DIY cuts cost by 60 to 80 percent on interior projects — a $1,500 professional bedroom quote costs $100 to $150 in materials to DIY. Exterior DIY saves money but carries real safety risk on two-story homes. The Bureau of Labor Statistics reports falls cause 34% of construction fatalities. Single-story exterior DIY is reasonable; two-story and above warrants professional hire.
How long does it take to paint a house interior?
A crew of two professional painters completes a 1,500 to 2,000-square-foot interior in three to five days, including prep and two coats. A DIY homeowner on the same project typically needs two to three weekends of work. Ceilings and detailed trim add significant time — budget 50% more hours if painting ceilings or complex millwork.

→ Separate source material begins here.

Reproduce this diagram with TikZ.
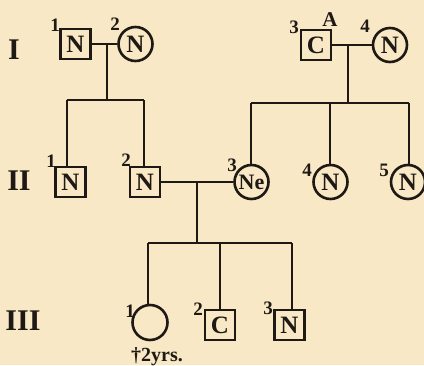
\documentclass[tikz,border=0pt]{standalone}
\usepackage{fontspec}
\setmainfont{Liberation Serif}
\definecolor{paper}{RGB}{249,232,197}
\definecolor{ink}{RGB}{30,25,20}
\begin{document}
\begin{tikzpicture}[x=1pt,y=-1pt,
  male/.style={draw=ink, line width=2.8pt, minimum size=30pt, inner sep=0pt, text=ink,
    font=\fontsize{25}{25}\selectfont\bfseries},
  female/.style={circle, draw=ink, line width=2.6pt, minimum size=34pt, inner sep=0pt, text=ink,
    font=\fontsize{25}{25}\selectfont\bfseries},
  num/.style={inner sep=0pt, text=ink, font=\fontsize{19}{19}\selectfont\bfseries},
  gen/.style={inner sep=0pt, text=ink, font=\fontsize{30}{30}\selectfont\bfseries},
  conn/.style={draw=ink, line width=2pt}]
\fill[paper] (0,0) rectangle (424,365);
\useasboundingbox (0,0) rectangle (424,365);

% generation labels
\node[gen] (gI) at (14,50) {I};
\node[gen] (gII) at (19,181) {II};
\node[gen] (gIII) at (23,321) {III};

% generation I
\node[male] (I1) at (75.5,44) {N};
\node[female] (I2) at (135.5,44) {N};
\node[male] (I3) at (316,45) {C};
\node[female] (I4) at (390,45) {N};
\node[num] (nI1) at (55,25) {1};
\node[num] (nI2) at (115,24) {2};
\node[num] (nI3) at (294,27) {3};
\node[num,font=\fontsize{21}{21}\selectfont\bfseries] (aI3) at (330,20) {A};
\node[num] (nI4) at (365,26) {4};

% generation II
\node[male] (II1) at (70.5,182) {N};
\node[male] (II2) at (145,182) {N};
\node[female,font=\fontsize{22}{22}\selectfont\bfseries] (II3) at (251.5,182) {Ne};
\node[female] (II4) at (330.5,182) {N};
\node[female] (II5) at (408,182) {N};
\node[num] (nII1) at (51,161) {1};
\node[num] (nII2) at (126,160) {2};
\node[num] (nII3) at (232,165) {3};
\node[num] (nII4) at (307,170) {4};
\node[num] (nII5) at (384,170) {5};

% generation III
\node[female,minimum size=35pt] (III1) at (150,322.5) {};
\node[male] (III2) at (220,325) {C};
\node[male] (III3) at (289.5,325) {N};
\node[num] (nIII1) at (130,311) {1};
\node[num] (nIII2) at (198,309) {2};
\node[num] (nIII3) at (268,308) {3};
\node[num,font=\fontsize{20}{20}\selectfont\bfseries] (dIII1) at (157,357) {†2yrs.};

% coordinates
\coordinate (m1) at (107,44);
\coordinate (s1) at (107,100);
\coordinate (b1L) at (67,100);
\coordinate (b1R) at (144,100);
\coordinate (m2) at (348,45);
\coordinate (s2) at (348,103);
\coordinate (b2L) at (251,103);
\coordinate (b2M) at (330,103);
\coordinate (b2R) at (409,103);
\coordinate (m3) at (197,182);
\coordinate (s3) at (197,243);
\coordinate (b3L) at (148,243);
\coordinate (b3M) at (220,243);
\coordinate (b3R) at (292,243);

% connectors
\draw[conn] (I1) -- (I2);
\draw[conn] (m1) -- (s1);
\draw[conn] (b1L) -- (b1R);
\draw[conn] (b1L) -- (b1L |- II1.north);
\draw[conn] (b1R) -- (b1R |- II2.north);

\draw[conn] (I3) -- (I4);
\draw[conn] (m2) -- (s2);
\draw[conn] (b2L) -- (b2R);
\draw[conn] (b2L) -- (b2L |- II3.north);
\draw[conn] (b2M) -- (b2M |- II4.north);
\draw[conn] (b2R) -- (b2R |- II5.north);

\draw[conn] (II2) -- (II3);
\draw[conn] (m3) -- (s3);
\draw[conn] (b3L) -- (b3R);
\draw[conn] (b3L) -- (b3L |- III1.north);
\draw[conn] (b3M) -- (b3M |- III2.north);
\draw[conn] (b3R) -- (b3R |- III3.north);
\end{tikzpicture}
\end{document}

What is the best time of year to paint a house exterior?
Spring and early fall are ideal. Paint manufacturers specify 50°F to 90°F application temperatures with low humidity. Summer works in most climates but direct sun on hot surfaces causes paint to dry too fast, reducing adhesion. Never apply exterior paint when temperatures will fall below 35°F within 24 hours of application.
What paint finish should I use for interior walls?
Eggshell or satin is the industry standard for most interior walls — durable enough to wipe clean, less reflective than semi-gloss. Use flat or matte on ceilings to minimize light reflection. Reserve semi-gloss for trim, doors, and cabinets. High-traffic areas like hallways and kids' rooms benefit from satin finish over flat.